Peregrinus, a notoriously wicked man, was elected to the chief place among them, while Romish priests, backed by the power of France, could not find a place at all in the mission churches of Tahiti and Madagascar. We can not fairly compare these poor people with ourselves, who have an atmosphere of Christianity and enlightened public opinion, the growth of centuries, around us, to influence our deportment; but let any one from the natural and proper point of view behold the public morality of Griqua Town, Kuruman, Likatlong, and other villages, and remember what even London was a century ago, and he must confess that the Christian mode of treating aborigines is incomparably the best. The Griquas and Bechuanas were in former times clad much like the Caffres, if such a word may be used where there is scarcely any clothing at all.
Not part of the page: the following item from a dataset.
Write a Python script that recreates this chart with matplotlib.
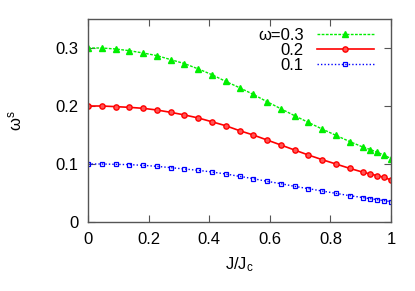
import numpy as np
import matplotlib
matplotlib.use("Agg")
import matplotlib.pyplot as plt

plt.rcParams['font.family'] = ['Liberation Sans', 'DejaVu Sans']
plt.rcParams['mathtext.fontset'] = 'custom'
plt.rcParams['mathtext.rm'] = 'Liberation Sans'
plt.rcParams['mathtext.it'] = 'Liberation Sans'

# J/Jc sample points
j_ratio = [k / 22 for k in range(21)] + [20.5 / 22, 21 / 22, 21.5 / 22, 1.0]

omega_03 = [0.3, 0.3, 0.2983, 0.2954, 0.2914, 0.2869, 0.28, 0.2731, 0.264,
            0.254, 0.2424, 0.2316, 0.22, 0.2074, 0.1953, 0.1833, 0.1717,
            0.1603, 0.1494, 0.1387, 0.1288, 0.125, 0.1201, 0.1155, 0.1092]
omega_02 = [0.2, 0.2, 0.1989, 0.1977, 0.196, 0.1931, 0.1891, 0.1846, 0.1794,
            0.1728, 0.166, 0.1575, 0.15, 0.1414, 0.1328, 0.1241, 0.1155,
            0.1075, 0.1, 0.0925, 0.0856, 0.0828, 0.0799, 0.077, 0.0724]
omega_01 = [0.1, 0.1, 0.0994, 0.0989, 0.0977, 0.096, 0.0937, 0.0914, 0.0891,
            0.0862, 0.0828, 0.0787, 0.0747, 0.0701, 0.0661, 0.0615, 0.0575,
            0.0534, 0.0494, 0.0454, 0.042, 0.0402, 0.0385, 0.0368, 0.0351]

labels = ['ω=0.3', '0.2', '0.1']
xticks = [0, 0.2, 0.4, 0.6, 0.8, 1]
xticklabels = ['0', '0.2', '0.4', '0.6', '0.8', '1']
yticks = [0, 0.1, 0.2, 0.3]
yticklabels = ['0', '0.1', '0.2', '0.3']

fig = plt.figure(figsize=(4.15, 2.91), dpi=100)
ax = fig.add_axes([88 / 415, 1 - 222 / 291, (391 - 88) / 415, (222 - 19) / 291])

ax.plot(j_ratio, omega_03, color='#00ee00', linestyle=(0, (2, 1)), linewidth=1,
        marker='^', markersize=3.8, label=labels[0])
ax.plot(j_ratio, omega_02, color='#ff0000', linestyle='-', linewidth=1.2,
        marker='o', markersize=3.8, markerfacecolor='#ff5555', label=labels[1])
ax.plot(j_ratio, omega_01, color='#0000ff', linestyle=(0, (1, 1.5)), linewidth=1,
        marker='s', markersize=3.5, markerfacecolor='none', markeredgewidth=0.9,
        label=labels[2])

ax.set_xlim(0, 1)
ax.set_ylim(0, 0.35)
ax.set_xticks(xticks)
ax.set_xticklabels(xticklabels)
ax.set_yticks(yticks)
ax.set_yticklabels(yticklabels)
ax.tick_params(direction='in', top=True, right=True, length=5, width=0.8,
               labelsize=12, pad=7, color='#555555')
for s in ax.spines.values():
    s.set_color('#555555')
    s.set_linewidth(1)

ax.set_xlabel('J/J$_\\mathregular{c}$', fontsize=12, labelpad=6)
ax.set_ylabel('ω$^\\mathregular{s}$', fontsize=12, labelpad=22)

leg = ax.legend(loc='upper right', markerfirst=False, frameon=False,
                fontsize=12, handlelength=3.4, handletextpad=0.8,
                labelspacing=0.0, borderaxespad=0.0,
                bbox_to_anchor=(0.965, 0.99))
for col in leg._legend_handle_box.get_children():
    col.align = 'right'

fig.savefig('out.png', dpi=100)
A bunch of leather strings about eighteen inches long hung from the lady's waist in front, and a prepared skin of a sheep or antelope covered the shoulders, leaving the breast and abdomen bare: the men wore a patch of skin, about the size of the crown of one's hat, which barely served for the purposes of decency, and a mantle exactly like that of the women.
To assist in protecting the pores of the skin from the influence of the sun by day and of the cold by night, all smeared themselves with a mixture of fat and ochre; the head was anointed with pounded blue mica schist mixed with fat; and the fine particles of shining mica, falling on the body and on strings of beads and brass rings, were considered as highly ornamental, and fit for the most fastidious dandy.
Now these same people come to church in decent though poor clothing, and behave with a decorum certainly superior to what seems to have been the case in the time of Mr.Samuel Pepys in London. Sunday is well observed, and, even in localities where no missionary lives, religious meetings are regularly held, and children and adults taught to read by the more advanced of their own fellow-countrymen; and no one is allowed to make a profession of faith by baptism unless he knows how to read, and understands the nature of the Christian religion. The Bechuana Mission has been so far successful that, when coming from the interior, we always felt, on reaching Kuruman, that we had returned to civilized life.